A través del tiempo, las ciudades y los pueblos cambian su aspecto e incluso su cultura. En la época colonial, ,muchas de las que hoy en día son grandes e importantes ciudades todavía veían muy lejos su esplendor y presentaban un aspecto incluso casi deplorable, como el caso de las ciudades portuarias, como Acapulco o la ciudad de Veracruz, de la cual hoy hablaremos.
En su libro "La época Barroca en el México Colonial", Irving A. Leonard nos ofrece una descripción de como era el arribo de los viajeros europeos al nuevo mundo, y en concreto, en este caso, a la entonces Nueva España.
La Vera Cruz, donde los
viajeros desembarcaban, tenía aspecto de mal acabada novedad pues, por cierto,
no cumplía aun la primera década de haber sido fundada. La ubicación anterior
del puerto, más al sur, se abandonó al terminar el siglo XVI, ya que la roca
fortificada de San Juan de Ulúa ofrecía mayor protección contra los fuertes
vendavales del norte y contra los feroces piratas que podían llegar de
cualquier parte. Además de esto, pocas razones había, que recomendaran la
elección del lugar para poblarlo y, no obstante su importancia como centro de
intercambio comercial y puerta de entrada al opulento virreinato, su población
apenas excedía los dos mil habitantes. Estaba situada la Villa Rica en un
triste páramo de arena, quebrado por pequeños arroyos sinuosos, ciénagas y
charcos de agua estancada; el calor húmedo, los enjambres de mosquitos, jejenes
y otros insectos nocivos, hacían el lugar singularmente insalubre. Los
frecuentes y fuertes chubascos de larga estación de lluvias, que a la llegada
de la flota tocaba a su fin, dejaban un ambiente húmedo, enrarecido, casi sofocante,
y en el parecían proliferar toda clase de plaga y de alimañas repugnantes.
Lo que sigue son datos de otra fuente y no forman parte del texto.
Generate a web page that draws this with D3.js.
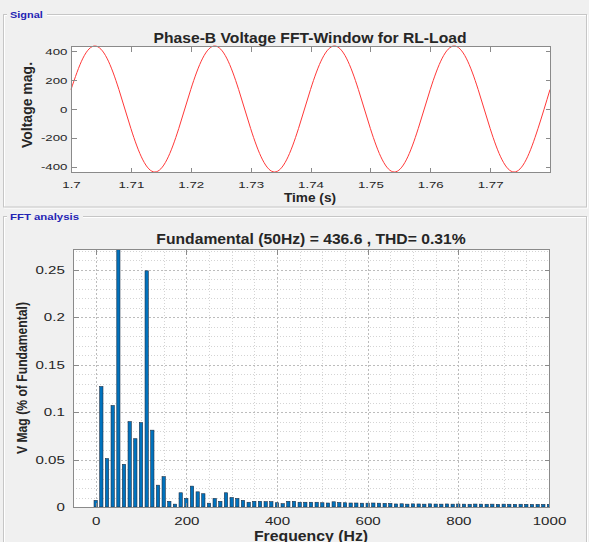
<!DOCTYPE html>
<html>
<head>
<meta charset="utf-8">
<script src="https://cdn.jsdelivr.net/npm/d3@7"></script>
<style>
    body { margin: 0; background: #f0f0f0; }
    svg { display: block; }
</style>
</head>
<body>
<div id="chart"></div>
<script>
// ---- signal panel: phase-B voltage, one sample every 2 ms
var sigTimes = [1.700, 1.702, 1.704, 1.706, 1.708, 1.710, 1.712, 1.714, 1.716, 1.718,
                1.720, 1.722, 1.724, 1.726, 1.728, 1.730, 1.732, 1.734, 1.736, 1.738,
                1.740, 1.742, 1.744, 1.746, 1.748, 1.750, 1.752, 1.754, 1.756, 1.758,
                1.760, 1.762, 1.764, 1.766, 1.768, 1.770, 1.772, 1.774, 1.776, 1.778,
                1.780];
var sigVolts = [135, 353, 437, 353, 135, -135, -353, -437, -353, -135,
                135, 353, 437, 353, 135, -135, -353, -437, -353, -135,
                135, 353, 437, 353, 135, -135, -353, -437, -353, -135,
                135, 353, 437, 353, 135, -135, -353, -437, -353, -135,
                135];
var timeTicks = [1.7, 1.71, 1.72, 1.73, 1.74, 1.75, 1.76, 1.77];
var voltTicks = [-400, -200, 0, 200, 400];

// ---- FFT panel: harmonic magnitude (% of fundamental), 12.5 Hz resolution
var freqs = [0, 12.5, 25, 37.5, 50, 62.5, 75, 87.5, 100, 112.5, 125, 137.5, 150, 162.5, 175, 187.5,
             200, 212.5, 225, 237.5, 250, 262.5, 275, 287.5, 300, 312.5, 325, 337.5, 350, 362.5, 375, 387.5,
             400, 412.5, 425, 437.5, 450, 462.5, 475, 487.5, 500, 512.5, 525, 537.5, 550, 562.5, 575, 587.5,
             600, 612.5, 625, 637.5, 650, 662.5, 675, 687.5, 700, 712.5, 725, 737.5, 750, 762.5, 775, 787.5,
             800, 812.5, 825, 837.5, 850, 862.5, 875, 887.5, 900, 912.5, 925, 937.5, 950, 962.5, 975, 987.5,
             1000];
var mags = [0.007, 0.127, 0.051, 0.107, 100, 0.045, 0.090, 0.072, 0.089, 0.249, 0.081, 0.023, 0.032, 0.006, 0.003, 0.015,
            0.009, 0.022, 0.016, 0.014, 0.004, 0.009, 0.006, 0.015, 0.010, 0.009, 0.007, 0.005, 0.006, 0.006, 0.0056, 0.0056,
            0.0045, 0.0035, 0.006, 0.006, 0.005, 0.005, 0.005, 0.005, 0.0045, 0.0042, 0.0055, 0.0048, 0.0045, 0.0042, 0.0042, 0.004,
            0.004, 0.0042, 0.004, 0.0038, 0.0038, 0.0032, 0.0034, 0.003, 0.0033, 0.0032, 0.003, 0.0033, 0.0031, 0.003, 0.0032, 0.003,
            0.0031, 0.003, 0.0029, 0.0031, 0.003, 0.0029, 0.003, 0.0028, 0.003, 0.0029, 0.0028, 0.0029, 0.0028, 0.0027, 0.0028, 0.0027,
            0.0028];
var freqTicks = [0, 200, 400, 600, 800, 1000];
var magTicks = [0, 0.05, 0.1, 0.15, 0.2, 0.25];

var W = 589, H = 542;
var bg = "#f0f0f0", axisGrey = "#8a8a8a", textCol = "#262626", groupBlue = "#2424b4";

var svg = d3.select("#chart").append("svg")
    .attr("width", W).attr("height", H)
    .style("font-family", "'Liberation Sans', Arial, Helvetica, sans-serif");

svg.append("rect").attr("width", W).attr("height", H).attr("fill", bg);

// etched group box with its caption
function groupBox(y, h, caption, capW, sx) {
    svg.append("rect").attr("x", 4.5).attr("y", y + 1).attr("width", 583).attr("height", h)
        .attr("fill", "none").attr("stroke", "#ffffff");
    svg.append("rect").attr("x", 3.5).attr("y", y).attr("width", 583).attr("height", h)
        .attr("fill", "none").attr("stroke", "#c6c6c6");
    svg.append("rect").attr("x", 7).attr("y", y - 6).attr("width", capW).attr("height", 12).attr("fill", bg);
    svg.append("text")
        .attr("transform", "translate(10," + (y + 3.5) + ") scale(" + sx + ",1)")
        .attr("font-size", "9.5px").attr("font-weight", "bold")
        .attr("fill", groupBlue)
        .text(caption);
}
groupBox(14.5, 192.5, "Signal", 40, 1.15);
groupBox(216.5, 400, "FFT analysis", 76, 1.2);

function label(x, y, txt, size, sx, rot) {
    svg.append("text")
        .attr("transform", "translate(" + x + "," + y + ")" + (rot ? " rotate(-90)" : "") + " scale(" + sx + ",1)")
        .attr("text-anchor", "middle")
        .attr("font-size", size + "px")
        .attr("font-weight", "bold")
        .attr("fill", textCol)
        .text(txt);
}

function numFmt(d) { return String(+d.toFixed(2)); }

// draws the inward ticks on all four sides plus the labels on the left / bottom
function frame(g, x, y, xTicks, yTicks, box, fontSize, xLabY, yLabX) {
    var sx = 1.4;
    g.append("rect")
        .attr("x", box.left + 0.5).attr("y", box.top + 0.5)
        .attr("width", box.right - box.left).attr("height", box.bottom - box.top)
        .attr("fill", "none").attr("stroke", axisGrey).attr("shape-rendering", "crispEdges");

    var bottomAx = g.append("g").attr("transform", "translate(0," + (box.bottom + 0.5) + ")")
        .call(d3.axisBottom(x).tickValues(xTicks).tickSize(-5).tickFormat(numFmt));
    bottomAx.selectAll("text")
        .attr("y", xLabY).attr("dy", 0)
        .attr("transform", "scale(" + sx + ",1)");

    var leftAx = g.append("g").attr("transform", "translate(" + (box.left + 0.5) + ",0)")
        .call(d3.axisLeft(y).tickValues(yTicks).tickSize(-5).tickFormat(numFmt));
    leftAx.selectAll("text")
        .attr("x", -yLabX / sx)
        .attr("transform", "scale(" + sx + ",1)");

    g.append("g").attr("transform", "translate(0," + (box.top + 0.5) + ")")
        .call(d3.axisTop(x).tickValues(xTicks).tickSize(-5).tickFormat(""));
    g.append("g").attr("transform", "translate(" + (box.right + 0.5) + ",0)")
        .call(d3.axisRight(y).tickValues(yTicks).tickSize(-5).tickFormat(""));

    g.selectAll(".domain").remove();
    g.selectAll(".tick line").attr("stroke", axisGrey).attr("shape-rendering", "crispEdges");
    g.selectAll(".tick text")
        .attr("font-family", "'Liberation Sans', Arial, sans-serif")
        .attr("font-size", fontSize + "px")
        .attr("fill", textCol);
}

// ---------------- signal plot
var sig = {left: 71, right: 550, top: 46, bottom: 172};
var xT = d3.scaleLinear().domain([1.7, 1.78]).range([sig.left, sig.right]);
var yT = d3.scaleLinear().domain([-437, 437]).range([sig.bottom, sig.top]);

var sigG = svg.append("g");
sigG.append("rect")
    .attr("x", sig.left).attr("y", sig.top)
    .attr("width", sig.right - sig.left).attr("height", sig.bottom - sig.top)
    .attr("fill", "white");

var line = d3.line()
    .x(function(d, i) { return xT(sigTimes[i]); })
    .y(function(d) { return yT(d); })
    .curve(d3.curveNatural);

sigG.append("path")
    .datum(sigVolts)
    .attr("d", line)
    .attr("fill", "none")
    .attr("stroke", "#ff3838")
    .attr("stroke-width", 1);

frame(sigG, xT, yT, timeTicks, voltTicks, sig, 9.5, 15.5, 4);

label(310, 42.5, "Phase-B Voltage FFT-Window for RL-Load", 14, 1.12, false);
label(310, 201.5, "Time (s)", 13, 1.05, false);
label(32, 105, "Voltage mag.", 14, 1, true);

// ---------------- FFT bar plot
var fft = {left: 73, right: 549, top: 249, bottom: 507};
var xF = d3.scaleLinear().domain([-50, 1000]).range([fft.left, fft.right]);
var yF = d3.scaleLinear().domain([0, 0.272]).range([fft.bottom, fft.top]);

var fftG = svg.append("g");
fftG.append("rect")
    .attr("x", fft.left).attr("y", fft.top)
    .attr("width", fft.right - fft.left).attr("height", fft.bottom - fft.top)
    .attr("fill", "white");

svg.append("clipPath").attr("id", "fftClip")
    .append("rect")
    .attr("x", fft.left).attr("y", fft.top)
    .attr("width", fft.right - fft.left).attr("height", fft.bottom - fft.top);

// grid: minor every 50 Hz / 0.01, major on the tick values
var gridG = fftG.append("g");
var minorX = xF.ticks(21).filter(function(d) { return d % 200 !== 0 && d > -50 && d < 1000; });
var majorX = freqTicks.filter(function(d) { return d < 1000; });
var minorY = yF.ticks(27).filter(function(d) { return Math.abs(d / 0.05 - Math.round(d / 0.05)) > 1e-6; });
var majorY = magTicks.filter(function(d) { return d > 0; });

gridG.selectAll("line.mx").data(minorX).enter().append("line")
    .attr("x1", function(d) { return Math.round(xF(d)) + 0.5; })
    .attr("x2", function(d) { return Math.round(xF(d)) + 0.5; })
    .attr("y1", fft.top).attr("y2", fft.bottom)
    .attr("stroke", "#d4d4d4").attr("stroke-dasharray", "1,2");
gridG.selectAll("line.my").data(minorY).enter().append("line")
    .attr("y1", function(d) { return Math.round(yF(d)) + 0.5; })
    .attr("y2", function(d) { return Math.round(yF(d)) + 0.5; })
    .attr("x1", fft.left).attr("x2", fft.right)
    .attr("stroke", "#d4d4d4").attr("stroke-dasharray", "1,2");
gridG.selectAll("line.Mx").data(majorX).enter().append("line")
    .attr("x1", function(d) { return Math.round(xF(d)) + 0.5; })
    .attr("x2", function(d) { return Math.round(xF(d)) + 0.5; })
    .attr("y1", fft.top).attr("y2", fft.bottom)
    .attr("stroke", "#bcbcbc").attr("stroke-dasharray", "2,2");
gridG.selectAll("line.My").data(majorY).enter().append("line")
    .attr("y1", function(d) { return Math.round(yF(d)) + 0.5; })
    .attr("y2", function(d) { return Math.round(yF(d)) + 0.5; })
    .attr("x1", fft.left).attr("x2", fft.right)
    .attr("stroke", "#bcbcbc").attr("stroke-dasharray", "2,2");

var barW = (xF(12.5) - xF(0)) * 0.58;
fftG.append("g")
    .attr("clip-path", "url(#fftClip)")
    .selectAll("rect").data(freqs).enter().append("rect")
    .attr("x", function(d) { return xF(d) - barW / 2; })
    .attr("y", function(d, i) { return yF(mags[i]); })
    .attr("width", barW)
    .attr("height", function(d, i) { return yF(0) - yF(mags[i]); })
    .attr("fill", "#0072bd")
    .attr("stroke", "#1d2f45")
    .attr("stroke-width", 0.6);

frame(fftG, xF, yF, freqTicks, magTicks, fft, 10.8, 18, 8.7);

label(311, 244, "Fundamental (50Hz) = 436.6 , THD= 0.31%", 14, 1.12, false);
label(311, 540.5, "Frequency (Hz)", 14, 1.13, false);
label(27, 378, "V Mag (% of Fundamental)", 14, 0.87, true);
</script>
</body>
</html>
“Cuando llueve, cada gota produce un sapo, y algunos son tan grandes como un
sombrero”, escribe uno de los primeros cronistas. La flora y fauna eran
correspondientemente hostiles; cocodrilos y caimanes se tendían visiblemente a
las orillas de los estuarios pantanosos. Las toscas habitaciones de tablas y
vigas se esparcían sin orden alguno y daban al puerto marítimo un aspecto
desaliñado. Los albergues de los ricos mercaderes y los de los pobres
miserables apenas se distinguían entre sí; la monotonía de los edificios, ya
fuesen habitaciones, iglesias o conventos no se aliviaba por la cal ni por
adorno alguno; las estructuras tenían un aspecto de podredumbre durante la
época de lluvias, mientras que temblaban, gemían y se sacudían cuando las
azotaban los vientos borrascosos. Durante los meses secos, la madera era como
yesca, fácil presa de fuegos devoradores que a menudo arrasaban la población.
Fuente:
La época barroca en el México colonial. Irving.